[START OF GIVEN INFORMATION]
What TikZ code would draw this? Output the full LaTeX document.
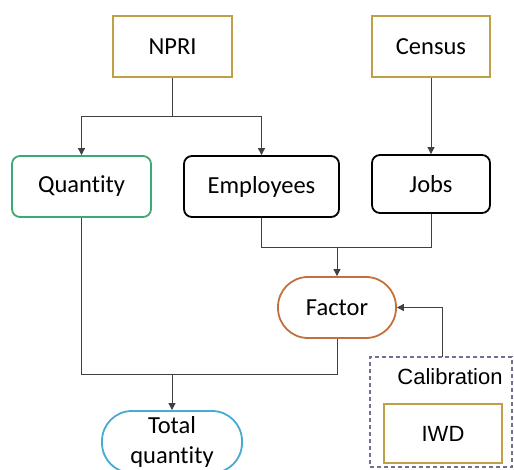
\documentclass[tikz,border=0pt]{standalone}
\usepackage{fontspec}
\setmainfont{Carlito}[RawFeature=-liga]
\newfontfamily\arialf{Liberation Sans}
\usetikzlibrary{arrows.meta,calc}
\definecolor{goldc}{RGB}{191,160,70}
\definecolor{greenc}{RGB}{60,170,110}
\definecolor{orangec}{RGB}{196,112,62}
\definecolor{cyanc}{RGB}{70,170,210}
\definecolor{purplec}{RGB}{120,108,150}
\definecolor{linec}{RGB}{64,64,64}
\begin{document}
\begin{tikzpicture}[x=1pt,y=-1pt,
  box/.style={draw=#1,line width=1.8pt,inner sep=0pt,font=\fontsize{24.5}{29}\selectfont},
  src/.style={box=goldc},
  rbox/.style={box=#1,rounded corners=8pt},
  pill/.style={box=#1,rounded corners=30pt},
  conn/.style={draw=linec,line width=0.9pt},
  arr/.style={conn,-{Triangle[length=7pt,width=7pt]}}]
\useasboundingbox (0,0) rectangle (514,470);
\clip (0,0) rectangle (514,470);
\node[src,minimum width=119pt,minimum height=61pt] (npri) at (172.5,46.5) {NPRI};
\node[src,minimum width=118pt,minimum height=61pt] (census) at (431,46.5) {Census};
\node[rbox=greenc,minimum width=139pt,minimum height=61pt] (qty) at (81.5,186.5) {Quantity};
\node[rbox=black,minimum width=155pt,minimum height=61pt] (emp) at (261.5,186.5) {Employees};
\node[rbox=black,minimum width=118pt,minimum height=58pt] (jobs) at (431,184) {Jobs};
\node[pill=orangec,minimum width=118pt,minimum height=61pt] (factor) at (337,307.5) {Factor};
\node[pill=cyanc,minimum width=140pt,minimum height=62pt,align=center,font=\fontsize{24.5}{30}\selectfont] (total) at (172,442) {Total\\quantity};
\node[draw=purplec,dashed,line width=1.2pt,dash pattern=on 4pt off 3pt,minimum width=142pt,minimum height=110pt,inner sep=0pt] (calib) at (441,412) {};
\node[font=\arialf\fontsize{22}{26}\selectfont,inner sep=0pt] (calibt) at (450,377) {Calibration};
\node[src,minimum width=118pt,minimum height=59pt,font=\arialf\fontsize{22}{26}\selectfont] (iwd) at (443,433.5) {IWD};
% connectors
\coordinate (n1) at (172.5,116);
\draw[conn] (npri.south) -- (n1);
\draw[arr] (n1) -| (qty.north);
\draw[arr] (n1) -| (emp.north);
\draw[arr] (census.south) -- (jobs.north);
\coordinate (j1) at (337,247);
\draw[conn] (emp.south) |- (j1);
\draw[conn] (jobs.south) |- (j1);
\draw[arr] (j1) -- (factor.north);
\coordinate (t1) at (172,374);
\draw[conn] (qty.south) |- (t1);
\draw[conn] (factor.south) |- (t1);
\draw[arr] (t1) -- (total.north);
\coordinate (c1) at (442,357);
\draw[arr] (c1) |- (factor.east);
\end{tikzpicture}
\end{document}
[END OF GIVEN INFORMATION]
> _WHAT NEEDS TO BE DONE_: Set the data above down again exactly as given, with no pictures.

> _COMPLETED TASK_:
What TikZ code would draw this? Output the full LaTeX document.
\documentclass[tikz,border=0pt]{standalone}
\usepackage{fontspec}
\setmainfont{Carlito}[RawFeature=-liga]
\newfontfamily\arialf{Liberation Sans}
\usetikzlibrary{arrows.meta,calc}
\definecolor{goldc}{RGB}{191,160,70}
\definecolor{greenc}{RGB}{60,170,110}
\definecolor{orangec}{RGB}{196,112,62}
\definecolor{cyanc}{RGB}{70,170,210}
\definecolor{purplec}{RGB}{120,108,150}
\definecolor{linec}{RGB}{64,64,64}
\begin{document}
\begin{tikzpicture}[x=1pt,y=-1pt,
  box/.style={draw=#1,line width=1.8pt,inner sep=0pt,font=\fontsize{24.5}{29}\selectfont},
  src/.style={box=goldc},
  rbox/.style={box=#1,rounded corners=8pt},
  pill/.style={box=#1,rounded corners=30pt},
  conn/.style={draw=linec,line width=0.9pt},
  arr/.style={conn,-{Triangle[length=7pt,width=7pt]}}]
\useasboundingbox (0,0) rectangle (514,470);
\clip (0,0) rectangle (514,470);
\node[src,minimum width=119pt,minimum height=61pt] (npri) at (172.5,46.5) {NPRI};
\node[src,minimum width=118pt,minimum height=61pt] (census) at (431,46.5) {Census};
\node[rbox=greenc,minimum width=139pt,minimum height=61pt] (qty) at (81.5,186.5) {Quantity};
\node[rbox=black,minimum width=155pt,minimum height=61pt] (emp) at (261.5,186.5) {Employees};
\node[rbox=black,minimum width=118pt,minimum height=58pt] (jobs) at (431,184) {Jobs};
\node[pill=orangec,minimum width=118pt,minimum height=61pt] (factor) at (337,307.5) {Factor};
\node[pill=cyanc,minimum width=140pt,minimum height=62pt,align=center,font=\fontsize{24.5}{30}\selectfont] (total) at (172,442) {Total\\quantity};
\node[draw=purplec,dashed,line width=1.2pt,dash pattern=on 4pt off 3pt,minimum width=142pt,minimum height=110pt,inner sep=0pt] (calib) at (441,412) {};
\node[font=\arialf\fontsize{22}{26}\selectfont,inner sep=0pt] (calibt) at (450,377) {Calibration};
\node[src,minimum width=118pt,minimum height=59pt,font=\arialf\fontsize{22}{26}\selectfont] (iwd) at (443,433.5) {IWD};
% connectors
\coordinate (n1) at (172.5,116);
\draw[conn] (npri.south) -- (n1);
\draw[arr] (n1) -| (qty.north);
\draw[arr] (n1) -| (emp.north);
\draw[arr] (census.south) -- (jobs.north);
\coordinate (j1) at (337,247);
\draw[conn] (emp.south) |- (j1);
\draw[conn] (jobs.south) |- (j1);
\draw[arr] (j1) -- (factor.north);
\coordinate (t1) at (172,374);
\draw[conn] (qty.south) |- (t1);
\draw[conn] (factor.south) |- (t1);
\draw[arr] (t1) -- (total.north);
\coordinate (c1) at (442,357);
\draw[arr] (c1) |- (factor.east);
\end{tikzpicture}
\end{document}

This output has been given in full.